- [Aim]: Lines that include the word "chart" are the ones to copy.

Start of Entries supplied

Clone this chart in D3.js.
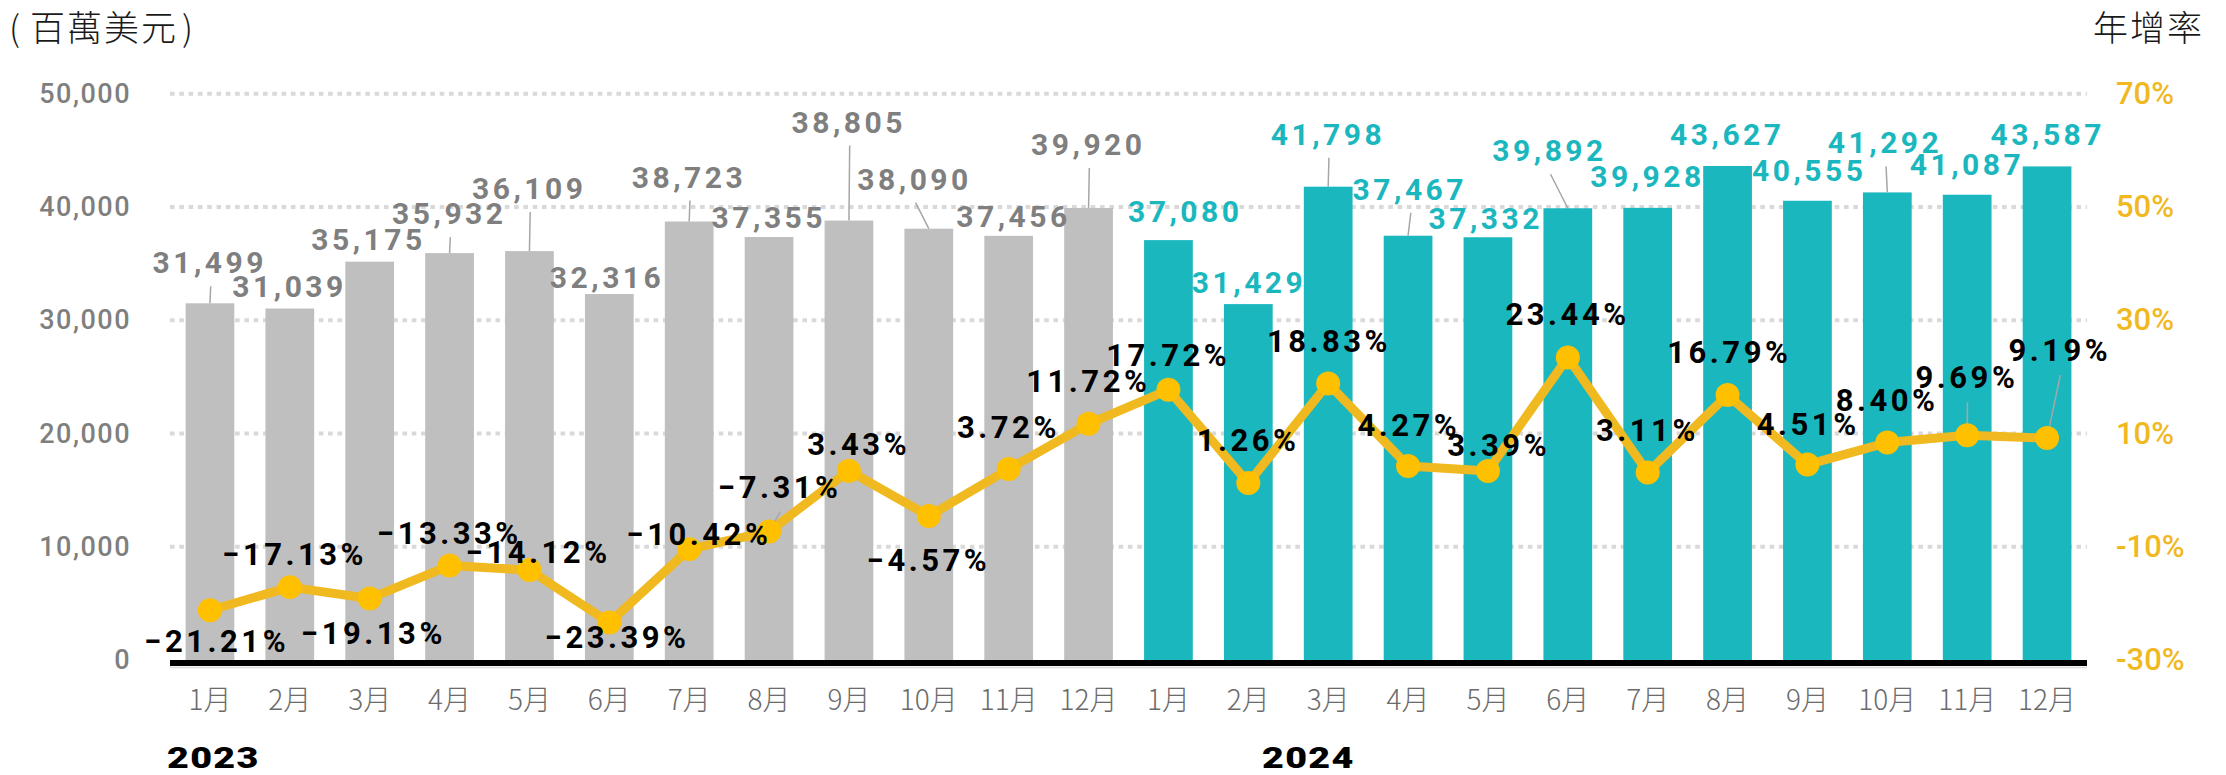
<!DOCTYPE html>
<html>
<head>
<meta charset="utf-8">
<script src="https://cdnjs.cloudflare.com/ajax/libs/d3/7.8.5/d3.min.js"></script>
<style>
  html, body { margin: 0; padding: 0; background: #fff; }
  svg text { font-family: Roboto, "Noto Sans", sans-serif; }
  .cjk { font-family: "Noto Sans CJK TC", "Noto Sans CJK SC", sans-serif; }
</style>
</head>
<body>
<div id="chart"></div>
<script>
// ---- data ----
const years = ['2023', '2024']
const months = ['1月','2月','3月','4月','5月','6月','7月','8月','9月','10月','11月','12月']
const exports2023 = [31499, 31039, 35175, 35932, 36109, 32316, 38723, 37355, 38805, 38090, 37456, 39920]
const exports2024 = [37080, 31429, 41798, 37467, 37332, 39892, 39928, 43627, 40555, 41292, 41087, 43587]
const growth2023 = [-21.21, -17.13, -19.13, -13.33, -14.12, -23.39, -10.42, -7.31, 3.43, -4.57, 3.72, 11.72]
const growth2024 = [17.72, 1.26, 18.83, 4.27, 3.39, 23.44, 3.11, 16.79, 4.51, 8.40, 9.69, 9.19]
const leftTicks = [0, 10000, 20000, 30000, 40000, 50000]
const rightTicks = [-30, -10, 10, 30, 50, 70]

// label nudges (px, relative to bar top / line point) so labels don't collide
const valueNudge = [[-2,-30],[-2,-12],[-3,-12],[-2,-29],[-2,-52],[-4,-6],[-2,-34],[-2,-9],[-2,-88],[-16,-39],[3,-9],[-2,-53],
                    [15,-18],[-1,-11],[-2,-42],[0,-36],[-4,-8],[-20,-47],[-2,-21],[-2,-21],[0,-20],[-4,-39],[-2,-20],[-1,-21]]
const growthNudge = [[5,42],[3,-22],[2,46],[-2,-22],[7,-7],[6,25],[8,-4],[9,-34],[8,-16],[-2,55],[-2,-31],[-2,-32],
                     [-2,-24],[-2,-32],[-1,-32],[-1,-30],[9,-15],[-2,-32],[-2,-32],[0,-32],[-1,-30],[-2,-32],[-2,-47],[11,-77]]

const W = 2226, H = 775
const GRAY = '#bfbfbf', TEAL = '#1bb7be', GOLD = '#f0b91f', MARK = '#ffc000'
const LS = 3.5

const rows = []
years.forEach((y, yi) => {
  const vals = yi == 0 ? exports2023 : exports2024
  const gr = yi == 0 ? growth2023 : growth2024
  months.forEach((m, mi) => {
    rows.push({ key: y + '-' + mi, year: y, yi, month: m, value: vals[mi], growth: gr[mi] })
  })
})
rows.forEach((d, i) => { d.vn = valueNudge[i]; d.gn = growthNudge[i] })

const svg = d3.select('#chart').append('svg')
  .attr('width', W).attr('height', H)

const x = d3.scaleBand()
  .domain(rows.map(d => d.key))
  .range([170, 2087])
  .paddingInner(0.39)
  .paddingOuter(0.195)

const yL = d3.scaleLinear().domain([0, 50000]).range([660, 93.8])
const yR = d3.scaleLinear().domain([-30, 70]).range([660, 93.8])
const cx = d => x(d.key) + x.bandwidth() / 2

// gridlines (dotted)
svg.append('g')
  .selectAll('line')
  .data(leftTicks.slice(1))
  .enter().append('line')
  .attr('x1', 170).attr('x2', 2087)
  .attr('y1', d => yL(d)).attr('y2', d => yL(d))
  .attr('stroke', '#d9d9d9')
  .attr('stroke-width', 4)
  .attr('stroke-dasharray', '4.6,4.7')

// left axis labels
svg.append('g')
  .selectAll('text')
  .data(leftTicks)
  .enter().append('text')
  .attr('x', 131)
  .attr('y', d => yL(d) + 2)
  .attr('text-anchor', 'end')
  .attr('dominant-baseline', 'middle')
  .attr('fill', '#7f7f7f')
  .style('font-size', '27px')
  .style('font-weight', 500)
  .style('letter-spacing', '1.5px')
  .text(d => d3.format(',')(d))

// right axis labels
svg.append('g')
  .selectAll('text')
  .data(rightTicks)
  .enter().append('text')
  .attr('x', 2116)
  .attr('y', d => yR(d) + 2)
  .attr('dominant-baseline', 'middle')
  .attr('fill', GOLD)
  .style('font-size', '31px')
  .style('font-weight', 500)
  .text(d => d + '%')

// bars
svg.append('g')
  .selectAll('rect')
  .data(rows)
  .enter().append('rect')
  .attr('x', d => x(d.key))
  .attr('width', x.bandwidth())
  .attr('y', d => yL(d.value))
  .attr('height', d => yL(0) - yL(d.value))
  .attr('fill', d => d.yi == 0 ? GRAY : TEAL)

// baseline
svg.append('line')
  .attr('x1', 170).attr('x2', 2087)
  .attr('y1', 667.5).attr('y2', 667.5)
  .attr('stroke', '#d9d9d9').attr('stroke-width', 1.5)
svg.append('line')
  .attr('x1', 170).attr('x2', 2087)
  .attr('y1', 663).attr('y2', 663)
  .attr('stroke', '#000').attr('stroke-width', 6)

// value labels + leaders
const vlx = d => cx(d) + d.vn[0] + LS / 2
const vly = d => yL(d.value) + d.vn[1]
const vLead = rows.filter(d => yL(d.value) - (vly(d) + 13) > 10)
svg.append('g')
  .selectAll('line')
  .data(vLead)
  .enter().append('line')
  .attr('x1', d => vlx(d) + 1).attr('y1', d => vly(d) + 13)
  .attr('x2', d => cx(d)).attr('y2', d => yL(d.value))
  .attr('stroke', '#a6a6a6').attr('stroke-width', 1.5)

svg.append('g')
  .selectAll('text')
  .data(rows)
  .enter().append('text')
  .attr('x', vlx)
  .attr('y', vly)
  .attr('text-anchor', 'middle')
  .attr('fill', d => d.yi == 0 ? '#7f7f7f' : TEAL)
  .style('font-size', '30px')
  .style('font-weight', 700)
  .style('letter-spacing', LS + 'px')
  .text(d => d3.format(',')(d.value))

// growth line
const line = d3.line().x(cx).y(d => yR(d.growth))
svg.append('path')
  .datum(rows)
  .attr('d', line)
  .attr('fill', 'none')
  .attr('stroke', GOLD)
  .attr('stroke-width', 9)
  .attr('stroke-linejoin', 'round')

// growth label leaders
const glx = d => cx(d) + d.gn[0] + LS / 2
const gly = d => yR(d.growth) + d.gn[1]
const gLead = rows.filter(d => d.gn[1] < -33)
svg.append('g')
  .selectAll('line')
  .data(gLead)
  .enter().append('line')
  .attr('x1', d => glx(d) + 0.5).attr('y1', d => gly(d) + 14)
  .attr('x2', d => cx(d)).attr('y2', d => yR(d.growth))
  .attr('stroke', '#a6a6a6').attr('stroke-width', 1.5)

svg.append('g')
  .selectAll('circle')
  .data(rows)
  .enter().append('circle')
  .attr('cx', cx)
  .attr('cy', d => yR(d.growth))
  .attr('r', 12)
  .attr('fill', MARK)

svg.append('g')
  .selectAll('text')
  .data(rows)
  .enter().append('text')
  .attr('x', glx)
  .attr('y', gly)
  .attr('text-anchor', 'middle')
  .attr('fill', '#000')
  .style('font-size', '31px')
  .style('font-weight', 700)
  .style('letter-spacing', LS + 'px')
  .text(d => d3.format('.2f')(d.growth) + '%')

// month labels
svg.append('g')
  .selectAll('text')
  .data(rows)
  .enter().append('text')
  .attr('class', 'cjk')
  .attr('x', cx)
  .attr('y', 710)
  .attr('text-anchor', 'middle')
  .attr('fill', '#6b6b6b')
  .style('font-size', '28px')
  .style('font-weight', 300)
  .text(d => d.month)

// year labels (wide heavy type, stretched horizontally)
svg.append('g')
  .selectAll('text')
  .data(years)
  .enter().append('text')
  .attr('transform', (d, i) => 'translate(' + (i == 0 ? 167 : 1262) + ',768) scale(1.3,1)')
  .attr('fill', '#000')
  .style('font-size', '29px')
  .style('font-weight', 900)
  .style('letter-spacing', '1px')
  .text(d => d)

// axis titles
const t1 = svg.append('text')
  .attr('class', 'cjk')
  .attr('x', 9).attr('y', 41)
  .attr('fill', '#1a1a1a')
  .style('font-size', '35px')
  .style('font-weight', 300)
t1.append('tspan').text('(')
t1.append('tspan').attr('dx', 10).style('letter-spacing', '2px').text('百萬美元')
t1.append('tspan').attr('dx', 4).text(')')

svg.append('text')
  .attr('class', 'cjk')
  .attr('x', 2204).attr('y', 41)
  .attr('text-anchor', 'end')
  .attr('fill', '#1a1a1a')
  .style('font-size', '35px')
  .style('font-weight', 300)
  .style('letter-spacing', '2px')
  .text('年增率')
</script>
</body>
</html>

End of Entries supplied
Start of Entries supplied

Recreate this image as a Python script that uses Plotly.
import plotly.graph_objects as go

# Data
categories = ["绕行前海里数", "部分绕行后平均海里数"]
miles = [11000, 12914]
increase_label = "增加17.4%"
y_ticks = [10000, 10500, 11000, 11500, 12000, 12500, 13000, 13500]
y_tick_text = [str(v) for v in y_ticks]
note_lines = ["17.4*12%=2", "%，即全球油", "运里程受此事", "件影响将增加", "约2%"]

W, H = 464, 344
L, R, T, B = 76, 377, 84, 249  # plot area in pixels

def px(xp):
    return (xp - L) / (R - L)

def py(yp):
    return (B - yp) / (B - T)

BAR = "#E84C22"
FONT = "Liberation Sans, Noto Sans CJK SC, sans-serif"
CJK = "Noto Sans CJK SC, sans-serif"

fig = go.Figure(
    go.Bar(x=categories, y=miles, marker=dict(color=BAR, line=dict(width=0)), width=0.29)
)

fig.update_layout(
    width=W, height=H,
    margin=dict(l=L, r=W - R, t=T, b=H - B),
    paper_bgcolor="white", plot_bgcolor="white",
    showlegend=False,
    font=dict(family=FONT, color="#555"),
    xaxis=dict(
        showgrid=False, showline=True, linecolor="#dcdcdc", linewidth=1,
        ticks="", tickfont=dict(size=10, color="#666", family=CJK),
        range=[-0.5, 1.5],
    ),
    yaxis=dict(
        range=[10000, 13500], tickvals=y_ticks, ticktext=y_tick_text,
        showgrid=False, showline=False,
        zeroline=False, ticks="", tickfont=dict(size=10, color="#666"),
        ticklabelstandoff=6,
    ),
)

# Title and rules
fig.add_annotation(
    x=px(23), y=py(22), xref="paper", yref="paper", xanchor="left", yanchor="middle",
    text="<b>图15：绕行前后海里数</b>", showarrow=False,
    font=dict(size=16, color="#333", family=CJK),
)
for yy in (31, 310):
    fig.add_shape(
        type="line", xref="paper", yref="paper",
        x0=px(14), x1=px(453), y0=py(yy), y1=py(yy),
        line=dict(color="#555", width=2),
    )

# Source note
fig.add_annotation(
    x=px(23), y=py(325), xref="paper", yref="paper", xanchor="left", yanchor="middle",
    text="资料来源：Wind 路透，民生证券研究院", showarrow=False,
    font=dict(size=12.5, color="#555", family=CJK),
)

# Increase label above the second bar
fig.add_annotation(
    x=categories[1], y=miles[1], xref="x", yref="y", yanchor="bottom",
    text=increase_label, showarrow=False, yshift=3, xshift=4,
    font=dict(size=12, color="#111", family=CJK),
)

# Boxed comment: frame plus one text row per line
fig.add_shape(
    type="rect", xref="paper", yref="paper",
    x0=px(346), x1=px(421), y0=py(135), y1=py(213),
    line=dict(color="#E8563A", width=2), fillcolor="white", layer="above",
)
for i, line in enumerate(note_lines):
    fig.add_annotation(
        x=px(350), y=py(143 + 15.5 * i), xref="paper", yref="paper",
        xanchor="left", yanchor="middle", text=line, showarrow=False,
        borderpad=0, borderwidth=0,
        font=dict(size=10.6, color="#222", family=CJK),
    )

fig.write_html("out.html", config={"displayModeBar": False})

End of Entries supplied
Start of Entries supplied

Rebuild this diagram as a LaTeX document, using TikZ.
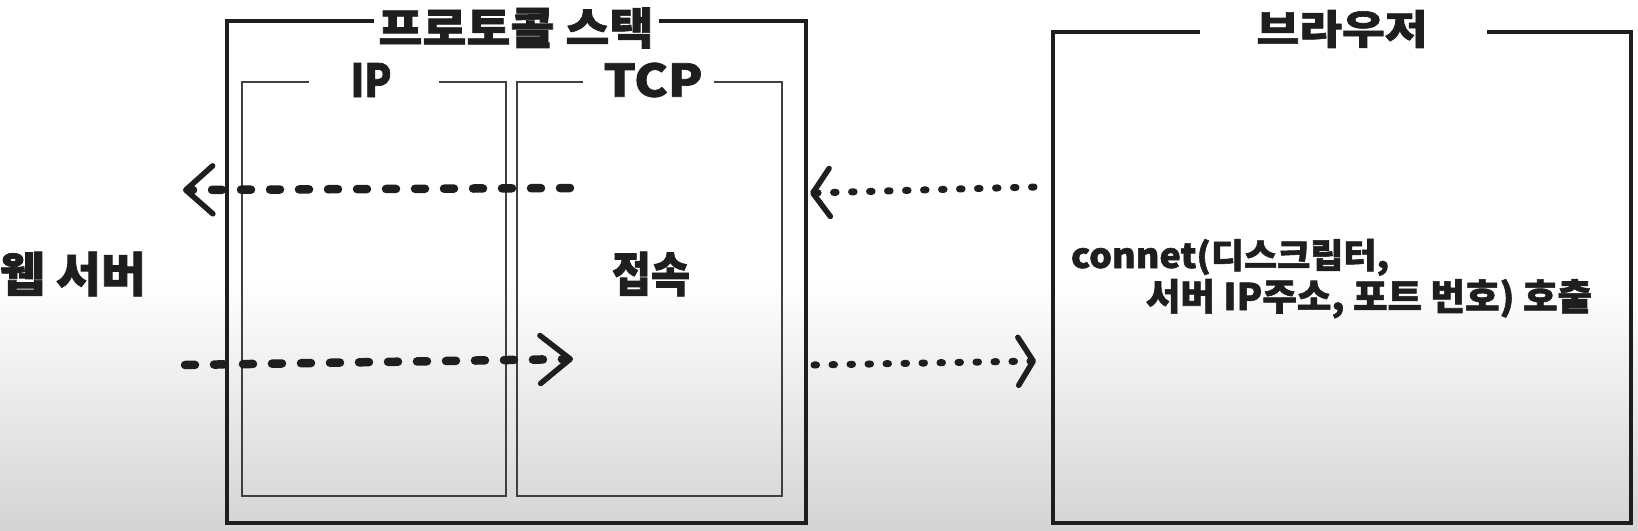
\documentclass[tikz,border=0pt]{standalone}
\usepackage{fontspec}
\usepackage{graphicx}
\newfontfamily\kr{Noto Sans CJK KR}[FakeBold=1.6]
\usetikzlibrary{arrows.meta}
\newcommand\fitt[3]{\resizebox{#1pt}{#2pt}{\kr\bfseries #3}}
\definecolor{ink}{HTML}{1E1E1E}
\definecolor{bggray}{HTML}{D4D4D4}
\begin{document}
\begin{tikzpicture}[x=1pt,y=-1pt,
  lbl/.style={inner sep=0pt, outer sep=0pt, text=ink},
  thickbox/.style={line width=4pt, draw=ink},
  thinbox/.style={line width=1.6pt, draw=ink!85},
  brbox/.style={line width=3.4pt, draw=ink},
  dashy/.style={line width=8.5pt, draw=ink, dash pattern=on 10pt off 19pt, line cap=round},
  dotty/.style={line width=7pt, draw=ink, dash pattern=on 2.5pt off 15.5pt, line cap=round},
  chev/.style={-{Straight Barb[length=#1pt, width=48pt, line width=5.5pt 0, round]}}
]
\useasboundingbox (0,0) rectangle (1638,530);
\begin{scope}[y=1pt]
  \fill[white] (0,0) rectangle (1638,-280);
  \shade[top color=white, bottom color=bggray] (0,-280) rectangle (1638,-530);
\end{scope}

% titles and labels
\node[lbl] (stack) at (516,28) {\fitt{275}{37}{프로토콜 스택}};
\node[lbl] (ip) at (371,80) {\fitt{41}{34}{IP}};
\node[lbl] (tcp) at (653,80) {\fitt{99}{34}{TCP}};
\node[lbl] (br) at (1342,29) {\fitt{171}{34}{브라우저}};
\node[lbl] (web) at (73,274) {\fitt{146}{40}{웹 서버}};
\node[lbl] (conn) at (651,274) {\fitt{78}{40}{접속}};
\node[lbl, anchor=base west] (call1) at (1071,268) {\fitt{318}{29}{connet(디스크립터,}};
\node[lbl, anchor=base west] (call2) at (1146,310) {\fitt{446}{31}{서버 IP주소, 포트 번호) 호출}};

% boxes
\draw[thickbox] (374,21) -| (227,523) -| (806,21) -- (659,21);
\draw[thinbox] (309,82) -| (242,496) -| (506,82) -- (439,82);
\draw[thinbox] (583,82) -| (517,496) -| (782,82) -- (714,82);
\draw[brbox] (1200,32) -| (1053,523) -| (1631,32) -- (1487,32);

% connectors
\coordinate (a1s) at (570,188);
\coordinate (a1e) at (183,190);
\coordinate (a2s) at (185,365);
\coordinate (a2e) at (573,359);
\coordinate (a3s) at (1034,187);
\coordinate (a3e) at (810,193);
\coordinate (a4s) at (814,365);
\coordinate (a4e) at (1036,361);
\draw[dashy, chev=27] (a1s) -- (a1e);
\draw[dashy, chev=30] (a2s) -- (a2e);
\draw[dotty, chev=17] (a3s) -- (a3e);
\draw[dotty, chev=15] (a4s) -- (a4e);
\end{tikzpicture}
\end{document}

End of Entries supplied

- [The result]:
Clone this chart in D3.js.
<div id="chart"></div>
const svg = d3.select('#chart').append('svg')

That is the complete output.